[BEGIN]
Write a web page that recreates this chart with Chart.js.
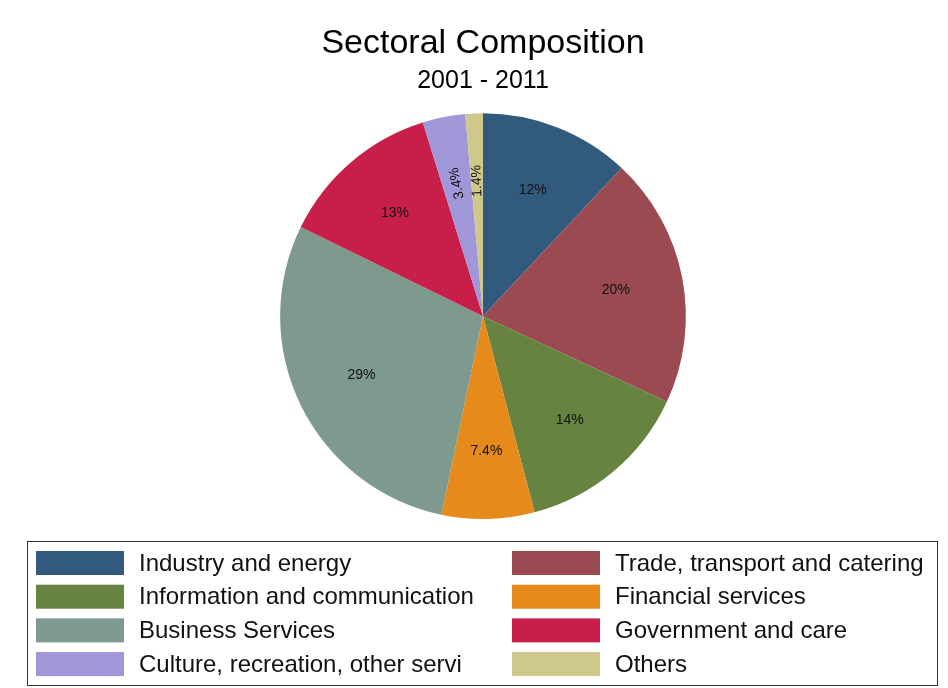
[END]
[BEGIN]
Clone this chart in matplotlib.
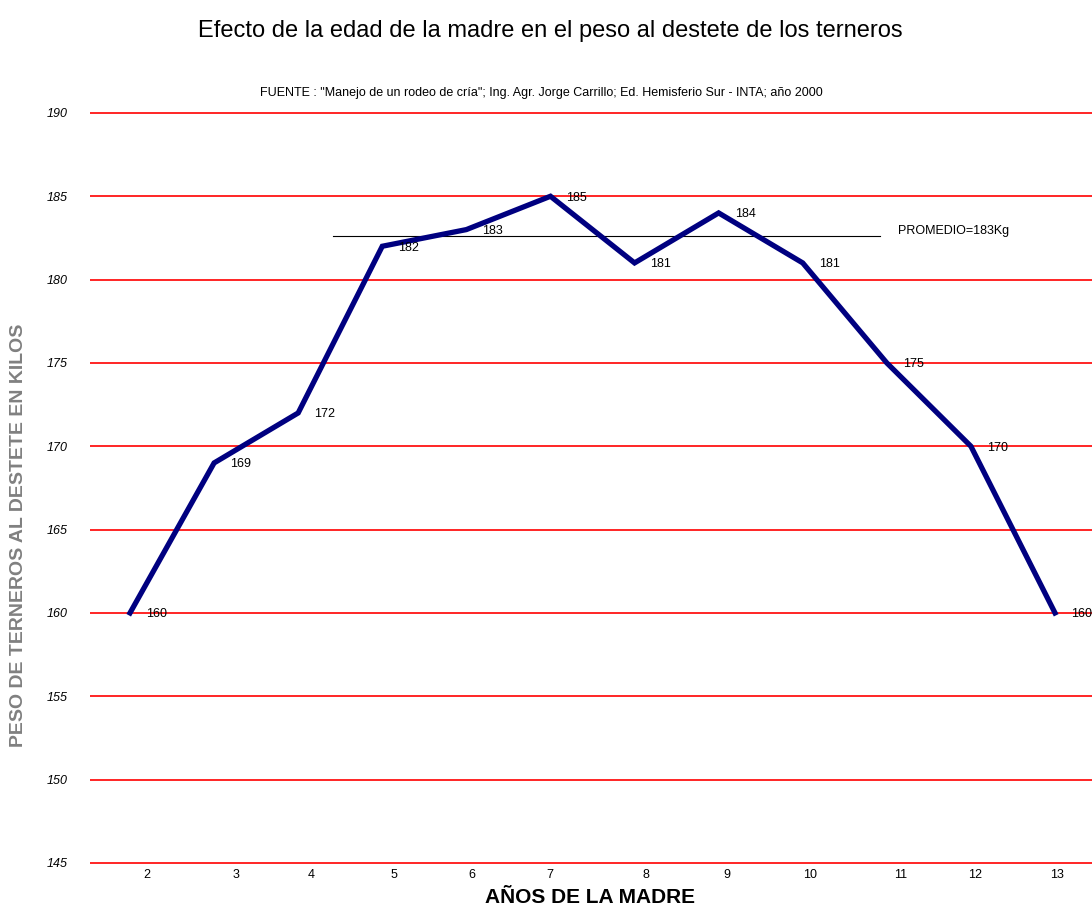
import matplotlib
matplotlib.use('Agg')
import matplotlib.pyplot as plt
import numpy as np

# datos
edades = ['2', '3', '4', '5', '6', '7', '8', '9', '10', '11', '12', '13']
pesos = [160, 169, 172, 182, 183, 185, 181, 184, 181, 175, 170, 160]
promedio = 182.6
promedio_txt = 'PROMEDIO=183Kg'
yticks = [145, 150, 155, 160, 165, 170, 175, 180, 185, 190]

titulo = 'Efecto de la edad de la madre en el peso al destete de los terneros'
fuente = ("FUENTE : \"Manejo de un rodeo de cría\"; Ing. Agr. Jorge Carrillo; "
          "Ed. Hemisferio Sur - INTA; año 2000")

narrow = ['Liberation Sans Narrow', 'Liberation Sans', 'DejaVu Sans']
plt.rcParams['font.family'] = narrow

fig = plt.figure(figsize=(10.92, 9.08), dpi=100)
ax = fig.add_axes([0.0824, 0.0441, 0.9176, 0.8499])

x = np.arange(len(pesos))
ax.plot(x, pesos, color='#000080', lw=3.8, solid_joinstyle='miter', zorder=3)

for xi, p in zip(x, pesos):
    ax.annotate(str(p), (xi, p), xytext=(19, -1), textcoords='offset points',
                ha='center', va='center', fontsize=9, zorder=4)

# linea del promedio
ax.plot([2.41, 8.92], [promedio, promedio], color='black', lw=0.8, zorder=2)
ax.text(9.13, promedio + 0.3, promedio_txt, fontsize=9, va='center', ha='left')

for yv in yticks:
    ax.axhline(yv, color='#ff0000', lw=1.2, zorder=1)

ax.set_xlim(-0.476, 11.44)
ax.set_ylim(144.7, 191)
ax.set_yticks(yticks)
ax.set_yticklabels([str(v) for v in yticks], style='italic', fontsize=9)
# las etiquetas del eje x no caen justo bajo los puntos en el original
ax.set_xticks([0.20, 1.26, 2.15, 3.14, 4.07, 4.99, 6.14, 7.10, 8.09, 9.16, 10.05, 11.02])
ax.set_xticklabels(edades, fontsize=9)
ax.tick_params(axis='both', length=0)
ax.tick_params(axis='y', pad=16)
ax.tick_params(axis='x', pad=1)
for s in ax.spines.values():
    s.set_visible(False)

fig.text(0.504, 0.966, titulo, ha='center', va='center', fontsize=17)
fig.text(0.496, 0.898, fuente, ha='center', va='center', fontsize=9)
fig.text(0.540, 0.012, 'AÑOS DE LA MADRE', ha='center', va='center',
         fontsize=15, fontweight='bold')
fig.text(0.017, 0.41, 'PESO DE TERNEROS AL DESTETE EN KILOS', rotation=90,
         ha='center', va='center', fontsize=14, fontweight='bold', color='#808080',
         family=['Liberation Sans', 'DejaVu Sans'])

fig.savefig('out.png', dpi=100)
[END]
[BEGIN]
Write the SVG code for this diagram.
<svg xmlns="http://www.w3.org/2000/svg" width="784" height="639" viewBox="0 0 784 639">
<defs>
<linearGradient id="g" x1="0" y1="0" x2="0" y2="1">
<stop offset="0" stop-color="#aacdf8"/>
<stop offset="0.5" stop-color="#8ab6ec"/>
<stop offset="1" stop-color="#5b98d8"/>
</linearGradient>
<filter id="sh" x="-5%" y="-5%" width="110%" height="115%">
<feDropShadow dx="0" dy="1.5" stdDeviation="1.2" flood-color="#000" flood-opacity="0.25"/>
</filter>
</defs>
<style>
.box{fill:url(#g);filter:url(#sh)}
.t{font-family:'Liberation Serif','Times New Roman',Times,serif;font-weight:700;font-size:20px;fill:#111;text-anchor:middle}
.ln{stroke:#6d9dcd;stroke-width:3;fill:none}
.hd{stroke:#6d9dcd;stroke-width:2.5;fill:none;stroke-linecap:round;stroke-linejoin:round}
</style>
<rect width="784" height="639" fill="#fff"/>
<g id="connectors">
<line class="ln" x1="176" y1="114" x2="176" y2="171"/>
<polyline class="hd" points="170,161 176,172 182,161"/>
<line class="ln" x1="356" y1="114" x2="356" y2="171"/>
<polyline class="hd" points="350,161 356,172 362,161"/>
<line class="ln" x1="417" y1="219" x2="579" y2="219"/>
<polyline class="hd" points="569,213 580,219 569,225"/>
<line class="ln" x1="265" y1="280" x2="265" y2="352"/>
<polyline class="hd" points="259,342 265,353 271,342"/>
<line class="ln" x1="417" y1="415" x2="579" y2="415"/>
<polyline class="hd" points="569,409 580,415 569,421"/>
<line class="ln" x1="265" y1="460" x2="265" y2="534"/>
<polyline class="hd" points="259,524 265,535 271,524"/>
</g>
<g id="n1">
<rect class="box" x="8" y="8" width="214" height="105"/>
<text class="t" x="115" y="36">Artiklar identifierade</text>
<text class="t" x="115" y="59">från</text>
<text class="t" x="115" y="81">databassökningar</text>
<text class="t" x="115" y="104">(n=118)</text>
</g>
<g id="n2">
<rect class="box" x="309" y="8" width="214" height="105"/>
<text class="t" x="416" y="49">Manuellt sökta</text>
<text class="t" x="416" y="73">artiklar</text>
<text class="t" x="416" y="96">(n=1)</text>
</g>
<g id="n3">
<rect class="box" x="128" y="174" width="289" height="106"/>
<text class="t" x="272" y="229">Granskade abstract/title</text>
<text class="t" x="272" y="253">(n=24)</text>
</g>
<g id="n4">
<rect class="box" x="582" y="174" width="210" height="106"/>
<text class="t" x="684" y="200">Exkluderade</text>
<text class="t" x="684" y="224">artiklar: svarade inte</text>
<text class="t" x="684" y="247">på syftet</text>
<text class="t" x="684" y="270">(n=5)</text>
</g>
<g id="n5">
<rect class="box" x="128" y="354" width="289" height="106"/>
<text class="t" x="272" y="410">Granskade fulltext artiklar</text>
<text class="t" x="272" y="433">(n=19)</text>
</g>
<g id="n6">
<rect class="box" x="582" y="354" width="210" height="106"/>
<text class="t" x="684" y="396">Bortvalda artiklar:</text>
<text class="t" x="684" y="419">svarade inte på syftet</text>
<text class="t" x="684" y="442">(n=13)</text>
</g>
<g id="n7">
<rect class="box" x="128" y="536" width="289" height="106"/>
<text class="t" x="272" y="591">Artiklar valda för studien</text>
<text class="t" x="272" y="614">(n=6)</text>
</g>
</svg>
[END]
*WRITTEN EXERCISE:* Reply with the number of lines in the data that include the string "Write" and nothing else.

*OUTPUT FOR THIS EXERCISE:* 2